We are currently observers, but are okay with being either, as appropriate for the investment.
How do you manage the connection between your group and the core business units to ensure the transfer of technology and capabilities?
We are structured for strategic value in a way that makes the connection quite tight. We invest off strategic themes which are agreed with the company and give us focus – not 100% focus because we also need room for the new. All our investments need to have some sort of collaboration in place at the time of the investment. The lightest form of that is a strategic alliance, which has a business owner and plan for engagement that the venture group helps to make sure happens. The engagement can evolve from there to a full commercial relationship. Our group also frequently collaborates with the businesses to develop strategy, as well as to help structure a partnership and negotiate a deal.
Are you seeing new products, services and business models that are brought together in different ways to the current business – what I would term innovative new value chains?
Absolutely. That has been especially true over the past five to 10 years for telematics and other sensor-based technologies, that can be integrated into insurance in either light form or very disruptive ways. However, some of the biggest news in the insurance tech space is not a new business model, it is the startup ecosystem harnessing the existing insurance value chain to create new insurance-like companies – a new twist on an existing business model.
What do you see as the key challenges in corporate venturing?
A primary challenge in corporation venturing is achieving strategic value, which impacts the longevity of a corporate VC. Companies often focus more on the tactical choices to set up a venture group, and less on setting up the specific execution processes to deliver strategic value to both the corporate and the portfolio company. To achieve the desired strategic value from investments and partnerships, the corporate has to do some things that are traditionally very difficult, such as create futures under uncertainty, partner startup companies and create optionality. None of these are easy to do for companies that are used to forcing certainty, working with other large companies as vendors, and picking single linear paths forward.
How do you measure your financial and strategic performance.
Financial performance is pretty standard. On the strategic side we are looking to learn and have a measurable impact on our corporation. For the measurable impact, we look at a number of parameters, including both revenue growth and retention. For learning, although measurement is hard, we know when we have made a strategic decision differently than we otherwise would have as a result of learnings from our venture activities.
Illustrate what you have described with a couple of examples of recent investments or collaborations.

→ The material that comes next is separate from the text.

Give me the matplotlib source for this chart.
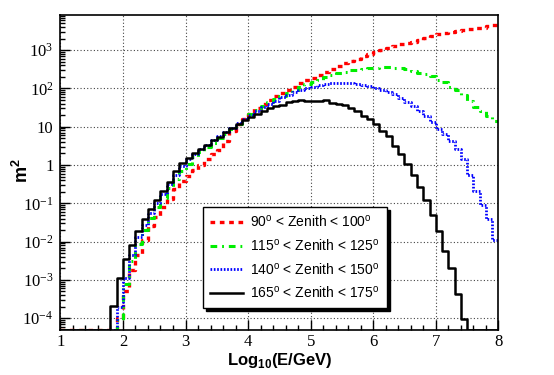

Two of our investments, Augury and Waygum, are in the IoT sector, which is an area where we are active strategically. Augury marries machine learning and predictive maintenance, while Waygum offers a mobile back-end for IoT that we see as being like a universal remote control. Both investments are early-stage, so the collaborations are as well. We are in the learning and piloting stages. With both companies we started with a strategic alliance and, with Waygum our earlier investment, we have progressed to a pilot that will both help us tremendously with a current significantly-sized pilot and help Waygum get points on the board. So far, so good.
What do you do to relax?
Yoga, looking out at the ocean, feeding my brain with non-venturing stimuli, reading, and spending time with friends and family.